Moreover, Ku's English prose is deeply influenced by the Victorian essay style— marked by rigorous sentence structure, refined rhetoric, and frequent citations of Western literary giants such as Shakespeare, Goethe, and Carlyle. By wielding the intellectual arsenal of the West itself, he turns their own cultural canon against them. This approach made his arguments particularly formidable to Western readers, as his critiques were rooted in the very traditions they revered.
Ku Hung-Ming argued that Western civilization relied excessively on force, commerce, and law, while lacking genuine moral foundations. He caustically remarked: "What Europeans call 'progress' is nothing but better cannons and faster ways to make money." In contrast, the essence of Chinese civilization lay in "moral cultivation" (as exemplified by Confucianism), which emphasized harmony and propriety rather than brute power.
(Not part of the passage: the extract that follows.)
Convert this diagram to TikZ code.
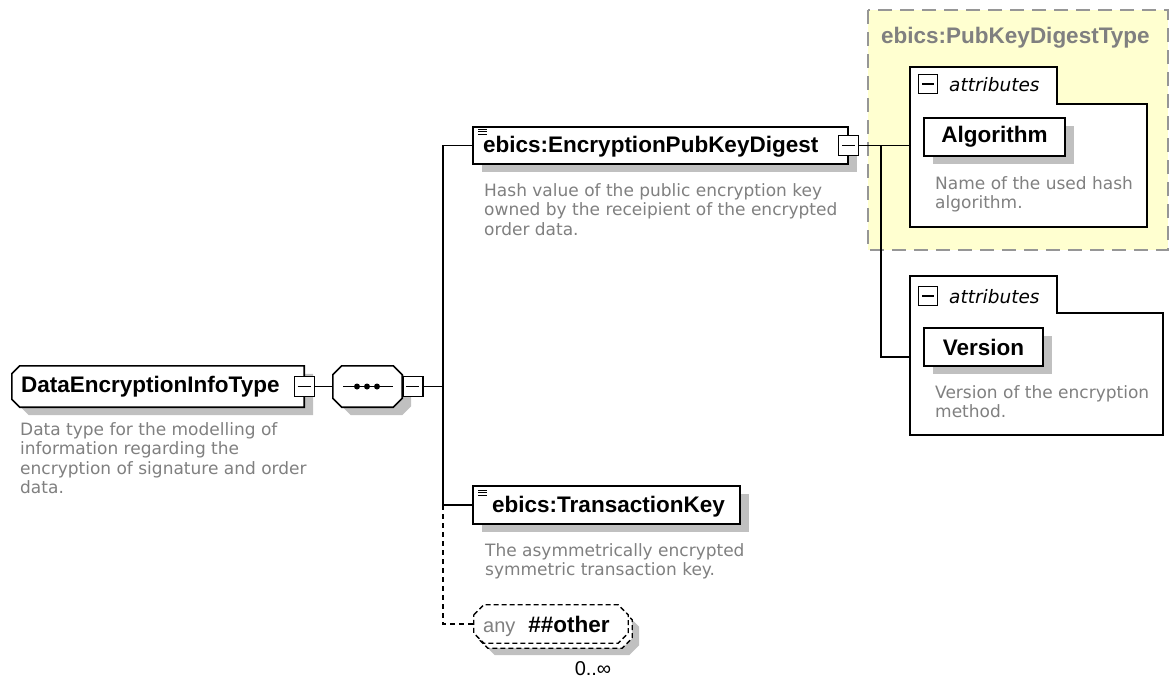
\documentclass[tikz,border=0pt]{standalone}
\usepackage{fontspec}
\setmainfont{Liberation Sans}
\newfontfamily\descfont{DejaVu Sans}
\usetikzlibrary{shadows,calc}
\definecolor{shadowgray}{RGB}{192,192,192}
\definecolor{descgray}{RGB}{128,128,128}
\definecolor{groupyellow}{RGB}{255,255,208}
\definecolor{groupedge}{RGB}{150,150,150}

% outline with cut corners, #1 = node, #2 = cut
\newcommand{\chamferoct}[2]{([yshift=-#2]#1.north west) -- ([xshift=#2]#1.north west)
  -- ([xshift=-#2]#1.north east) -- ([yshift=-#2]#1.north east)
  -- ([yshift=#2]#1.south east) -- ([xshift=-#2]#1.south east)
  -- ([xshift=#2]#1.south west) -- ([yshift=#2]#1.south west) -- cycle}
\newcommand{\chamferleft}[2]{([yshift=-#2]#1.north west) -- ([xshift=#2]#1.north west)
  -- (#1.north east) -- (#1.south east)
  -- ([xshift=#2]#1.south west) -- ([yshift=#2]#1.south west) -- cycle}

\tikzset{
  wire/.style={line width=1.4pt},
  dropgray/.style={drop shadow={shadow xshift=9pt,shadow yshift=-8pt,fill=shadowgray,opacity=1}},
  elbox/.style={draw,fill=white,line width=1.6pt,inner sep=0pt,minimum height=37pt,dropgray},
  slot/.style={inner sep=0pt,draw=none},
  minusbox/.style={draw,fill=white,line width=1.3pt,minimum size=20pt,inner sep=0pt,
    path picture={\draw[line width=1.5pt]
      ([xshift=3.5pt]path picture bounding box.west) -- ([xshift=-3.5pt]path picture bounding box.east);}},
  lbl/.style={font=\fontsize{22.5}{26}\selectfont\bfseries,inner sep=0pt},
  desc/.style={font=\descfont\fontsize{17}{19.5}\selectfont,text=descgray,align=left,
    anchor=north west,inner sep=0pt},
  attlbl/.style={font=\descfont\fontsize{18.5}{22}\selectfont\itshape,anchor=west,inner sep=0pt},
  anydash/.style={line width=1.3pt,dash pattern=on 5pt off 3pt},
}

\begin{document}
\begin{tikzpicture}[x=1pt,y=-1pt]

    \useasboundingbox (0,0) rectangle (1170,680);
    \fill[white] (0,0) rectangle (1170,680);

    % complexType ebics:PubKeyDigestType

    \draw[groupedge,fill=groupyellow,line width=1.4pt,dash pattern=on 14pt off 8pt]
      (868,10) rectangle (1168,250);
    \node[lbl,text=descgray,anchor=west] (pkdtitle) at (881,38) {ebics:PubKeyDigestType};

    % attribute panels

    \draw[fill=white,line width=1.4pt] (910,67) -- (1057,67) -- (1057,104) -- (1147,104)
      -- (1147,227) -- (910,227) -- cycle;
    \draw[fill=white,line width=1.4pt] (910,276) -- (1057,276) -- (1057,313) -- (1163,313)
      -- (1163,435) -- (910,435) -- cycle;
    \node[minusbox,minimum size=19pt] (att1m) at (928,84) {};
    \node[attlbl] (att1lbl) at (949,85) {attributes};
    \node[minusbox,minimum size=19pt] (att2m) at (928,296) {};
    \node[attlbl] (att2lbl) at (949,297) {attributes};
    \coordinate (algatt) at (910,145.5);
    \coordinate (veratt) at (910,357);

    \node[elbox,minimum width=141pt,minimum height=38pt] (alg) at (994.5,137) {};
    \node[lbl] (alglbl) at (alg) {Algorithm};
    \node[desc] (algdesc) at (935,176) {Name of the used hash\\algorithm.};

    \node[elbox,minimum width=119pt,minimum height=38pt] (ver) at (983.5,347) {};
    \node[lbl] (verlbl) at (ver) {Version};
    \node[desc] (verdesc) at (935,385) {Version of the encryption\\method.};

    % root type and sequence

    \node[slot,minimum width=292pt,minimum height=41pt] (root) at (158,386.5) {};
    \fill[shadowgray,transform canvas={shift={(9,8)}}] \chamferleft{root}{8pt};
    \filldraw[fill=white,line width=1.6pt] \chamferleft{root}{8pt};
    \node[lbl,anchor=west] (rootlbl) at (21,386.5) {DataEncryptionInfoType};
    \node[minusbox] (rootm) at (root.east) {};
    \node[desc] (rootdesc) at (20,422) {Data type for the modelling of\\information regarding the\\encryption of signature and order\\data.};

    \node[slot,minimum width=69pt,minimum height=41pt] (seq) at (367.5,386.5) {};
    \fill[shadowgray,transform canvas={shift={(9,8)}}] \chamferoct{seq}{9pt};
    \filldraw[fill=white,line width=1.6pt] \chamferoct{seq}{9pt};
    \draw[line width=1.4pt] (343,386.5) -- (393,386.5);
    \foreach \dx in {357,367,377}{
      \fill (\dx,386.5) circle (3pt);
    }
    \node[minusbox,anchor=west] (seqm) at (seq.east) {};
    \draw[wire] (rootm.east) -- (seq.west);

    % child elements

    \node[elbox,minimum width=375pt] (epkd) at (660.5,145.5) {};
    \node[lbl,anchor=west] (epkdlbl) at (483,147) {ebics:EncryptionPubKeyDigest};
    \foreach \dy in {129,131.5,134}{
      \draw[line width=0.9pt] (478,\dy) -- (487,\dy);
    }
    \node[minusbox] (epkdm) at (epkd.east) {};
    \node[desc] (epkddesc) at (484,183) {Hash value of the public encryption key\\owned by the receipient of the encrypted\\order data.};

    \node[elbox,minimum width=267pt,minimum height=38pt] (trkey) at (606.5,505) {};
    \node[lbl] (trkeylbl) at (608.5,506.5) {ebics:TransactionKey};
    \foreach \dy in {490,492.5,495}{
      \draw[line width=0.9pt] (478,\dy) -- (487,\dy);
    }
    \node[desc] (trkeydesc) at (485,543) {The asymmetrically encrypted\\symmetric transaction key.};

    % wildcard, repeated

    \node[slot,minimum width=154pt,minimum height=38pt] (anyback) at (555,629) {};
    \node[slot,minimum width=154pt,minimum height=38pt] (any) at (551,624) {};
    \fill[shadowgray,transform canvas={shift={(7,7)}}] \chamferoct{anyback}{10pt};
    \filldraw[fill=white,anydash] \chamferoct{anyback}{10pt};
    \filldraw[fill=white,anydash] \chamferoct{any}{10pt};
    \node[anchor=west,inner sep=0pt] (anylbl) at (483,626)
      {\fontsize{20}{24}\selectfont\textcolor{descgray}{any}\hspace{13pt}\fontsize{22.5}{26}\selectfont\bfseries\#\#other};
    \node[font=\fontsize{20}{24}\selectfont,inner sep=0pt] (anyocc) at (593,669) {0..∞};

    % connectors

    \coordinate (bus) at (443,386.5);
    \draw[wire] (seqm.east) -- (bus);
    \draw[wire] (epkd.west) -| (bus) |- (trkey.west);
    \draw[wire,dash pattern=on 5pt off 4pt] (trkey.west -| bus) |- (any.west);

    \coordinate (split) at (881,145.5);
    \draw[wire] (epkdm.east) -- (algatt);
    \draw[wire] (split) |- (veratt);

  \end{tikzpicture}
\end{document}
He exposed how Western colonizers cloaked "plunder and control" under the noble pretext of "spreading civilization." For instance, Britain launched the Opium War under the guise of "free trade", yet shamelessly posed as a "bearer of civilization." Ku's incisive critique of such double standards laid bare the true nature of colonialism.
Reflection:
Ku Hung-Ming critiqued the Western colonizers' "materialism-first" mentality, asserting that true civilization must be rooted in moral and spiritual cultivation. In today's consumerist society, have we too become "John Smith-ified"? For instance: chasing after high salaries, luxury brands, and social media validation while neglecting inner refinement (such as reading, self-reflection, and family bonds); measuring life's worth by utilitarian standards (income, academic degrees) rather than moral character or wisdom.
Ku exposed how the West masked hegemony under the banner of "civilization" —a phenomenon still visible today. Some blindly idolize Western lifestyles while disparaging their own traditions (e.g., diluted Lunar New Year celebrations versus exuberant Christmas festivities). In this era of globalization, we must preserve cultural identity and confidence, engaging with foreign cultures dialectically-neither rejecting them wholesale nor losing ourselves in blind admiration.